Despite all the sensualism offered to people today, young people can be virgins before marriage. But, like a lot of good, holy things, they'll have to work at it, defend it and love it. For help they may pray to, and think of, St. Maria Goretti. She was a young Italian girl, attractive, who chose death (in 1902) rather than give up her body to a lustful attacker. She defended reverent chastity and so gives all of us courage in the face of immodest attacks-both inner ones (unconverted heart) and outer (the world). Full disclosure: the attacking-guy later repented after St Maria appeared to him in a dream with seventeen roses (number of times she was stabbed). He then became a practicing Catholic, was released from jail and joined a Franciscan monastery. When he appeared at Maria Goretti's mother's home to ask forgiveness, mom replied: "Maria forgave you and so do I." Minor miracle: one Christmas Eve they received Holy Communion together). Spiritually think and within let the Truth sink: No matter how far off field of purity (versus sexual impurity) you or anyone may be, all can be forgiven and healed- as the killer of Maria Goretti shows-with God's grace. The world and promiscuous progressivism does not want you to believe this, as evidenced by a constancy of sexual innuendo and casual licentiousness-prepare to beware: Super Bowl commercials treat men and boys as if they are sick, sexual victims and perpetrators. "Do not love the world or the things of the world. If anyone loves the world the love of the Father is not in him" (I Jn. 2:15).

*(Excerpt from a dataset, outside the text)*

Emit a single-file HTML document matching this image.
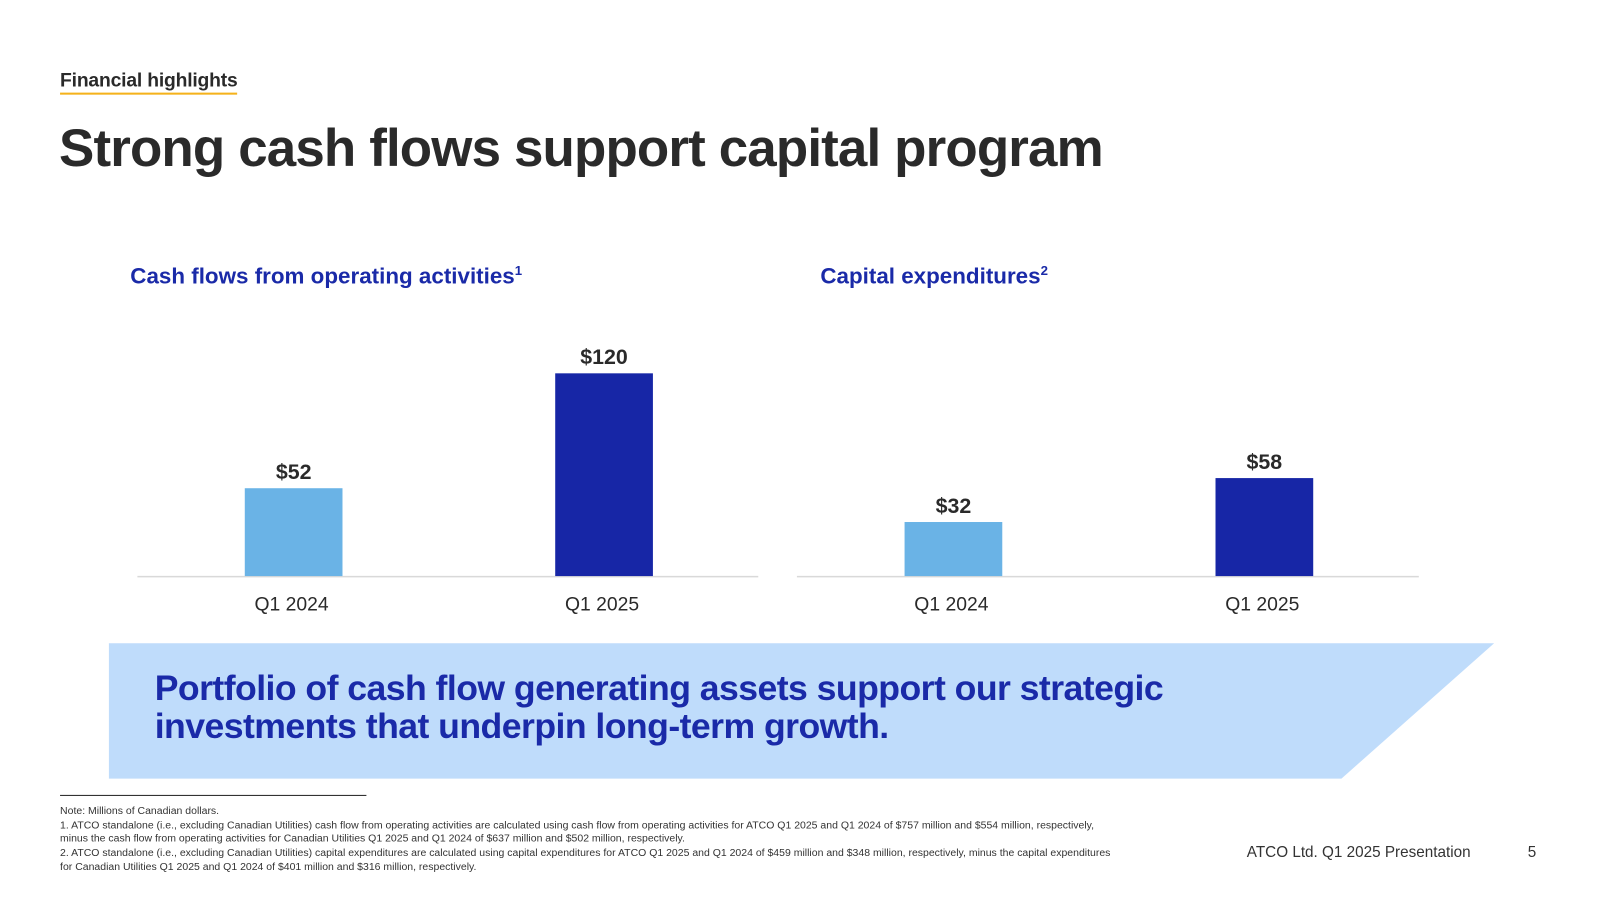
<!DOCTYPE html>
<html><head><meta charset="utf-8"><style>
body{margin:0;width:1600px;height:900px;background:#fff;font-family:"Liberation Sans",sans-serif;position:relative;overflow:hidden}
#wrap{position:absolute;left:0;top:0;width:1600px;height:900px;transform:scale(1.0178);transform-origin:0 0}
.a{position:absolute;margin:0}
</style></head><body>
<div id="wrap">
<div class="a" style="left:59px;top:68px;font-size:19px;font-weight:bold;color:#2a2a2a;letter-spacing:-0.2px;border-bottom:2px solid #f5b21b;line-height:23px">Financial highlights</div>
<h1 class="a" style="left:58px;top:116px;font-size:52px;font-weight:bold;color:#2a2a2a;letter-spacing:-0.85px">Strong cash flows support capital program</h1>
<div class="a" style="left:128px;top:258px;font-size:22px;font-weight:bold;color:#1a2aa8;letter-spacing:0px">Cash flows from operating activities<sup style="font-size:13px">1</sup></div>
<div class="a" style="left:806px;top:258px;font-size:22px;font-weight:bold;color:#1a2aa8;letter-spacing:0px">Capital expenditures<sup style="font-size:13px">2</sup></div>
<svg class="a" id="chart" style="left:0;top:0" width="1600" height="630"></svg>
<svg class="a" style="left:0;top:0" width="1600" height="900"><polygon points="107,632 1468,632 1318,765 107,765" fill="#bfdcfb"/></svg>
<div class="a" style="left:152px;top:658px;font-size:35px;font-weight:bold;color:#1a2aa8;letter-spacing:-0.55px;line-height:37px">Portfolio of cash flow generating assets support our strategic<br>investments that underpin long-term growth.</div>
<div class="a" style="left:59px;top:781px;width:301px;height:1px;background:#222"></div>
<div class="a" style="left:59px;top:791px;width:1040px;font-size:10.3px;line-height:13.7px;color:#333;letter-spacing:0px">Note: Millions of Canadian dollars.<br>1. ATCO standalone (i.e., excluding Canadian Utilities) cash flow from operating activities are calculated using cash flow from operating activities for ATCO Q1 2025 and Q1 2024 of $757 million and $554 million, respectively, minus the cash flow from operating activities for Canadian Utilities Q1 2025 and Q1 2024 of $637 million and $502 million, respectively.<br>2. ATCO standalone (i.e., excluding Canadian Utilities) capital expenditures are calculated using capital expenditures for ATCO Q1 2025 and Q1 2024 of $459 million and $348 million, respectively, minus the capital expenditures for Canadian Utilities Q1 2025 and Q1 2024 of $401 million and $316 million, respectively.</div>
<div class="a" style="left:1225px;top:829px;font-size:15px;color:#333">ATCO Ltd. Q1 2025 Presentation</div>
<div class="a" style="left:1501px;top:829px;font-size:15px;color:#333">5</div>
</div>
<script>
const categories=["Q1 2024","Q1 2025"];
const cashFlows=[52,120];
const capex=[32,58];
const colors=["#6ab3e6","#1726a6"];
const svg=document.getElementById('chart');
const NS='http://www.w3.org/2000/svg';
const baseY=566, scale=1.66;
function yPos(v){return baseY-v*scale;}
function draw(vals,x0,x1,name){
  const ax=document.createElementNS(NS,'line');
  ax.setAttribute('x1',x0);ax.setAttribute('x2',x1);ax.setAttribute('y1',baseY+0.5);ax.setAttribute('y2',baseY+0.5);
  ax.setAttribute('stroke','#d9d9d9');ax.setAttribute('stroke-width','1.5');
  
  
  svg.appendChild(ax);
  const band=(x1-x0)/vals.length;
  vals.forEach((v,i)=>{
    const cx=x0+band*(i+0.5)+1;
    const r=document.createElementNS(NS,'rect');
    r.setAttribute('x',cx-48);r.setAttribute('width',96);
    r.setAttribute('y',yPos(v));r.setAttribute('height',baseY-yPos(v));
    r.setAttribute('fill',colors[i]);
    
    
    svg.appendChild(r);
    const t=document.createElementNS(NS,'text');
    t.setAttribute('x',cx);t.setAttribute('y',yPos(v)-9);t.setAttribute('text-anchor','middle');
    t.setAttribute('font-size','21');t.setAttribute('font-weight','bold');t.setAttribute('fill','#2a2a2a');
    t.textContent='$'+v;
    
    
    svg.appendChild(t);
    const c=document.createElementNS(NS,'text');
    c.setAttribute('x',cx-2);c.setAttribute('y',600);c.setAttribute('text-anchor','middle');
    c.setAttribute('font-size','19');c.setAttribute('fill','#2a2a2a');
    c.textContent=categories[i];
    
    
    svg.appendChild(c);
  });
}
draw(cashFlows,135,745,'cash-flow');
draw(capex,783,1394,'capex');
</script>
</body></html>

Alternatively, "second virginity" is when a person has had illicit sexual relations, but then repents, converts and commits him/herself to the Lord Jesus (and Blessed Mother), in a newfound way until and if called to, marriage; otherwise the person will remain chaste because Christ is their Spouse. More and more Catholics and Christians are embracing heroic chastity by making reverent commitments thru chastity and second virginity.

The world, advertising and movies promote self-expression, which turns into expressionism and sexual pessimism (abuse and anarchy). Catholics are not against self-expression, but they are against it without Christ and virtue involved; once again, we are called to reverence not rigidity. "The highest forms of self-expression are to be found not in the lotus gardens of self-gratification but in the gymnasium of self-renunciation." (Paul Rees). Remember: renunciation is for the sake of liberation.

Look: the Blessed Virgin Mary was both a Virgin and Mother-chaste and free and fruitful. Every Catholic and Christian can be the same, no matter if married, widowed or single, or previously unfaithful and now converted--with a "Yes-Fiat" of freeing and heroic abandonment to God-"let it be done unto me according to Thy Word" (Lk. 1: 38). We can become holy! This Advent-Christmas keep saying "Yes" to the holiness of beauty and beauty of holiness.

In preparation for the celebration of Christ's Birth, remember: the world offers money, power and sex, while the Bible and Church offer chastity, poverty, obedience. Which values will you pick, teach your children, stick to and defend? Be prophetic by embracing the Proverb: "The Lord loves the pure of heart" (Pr 22:11).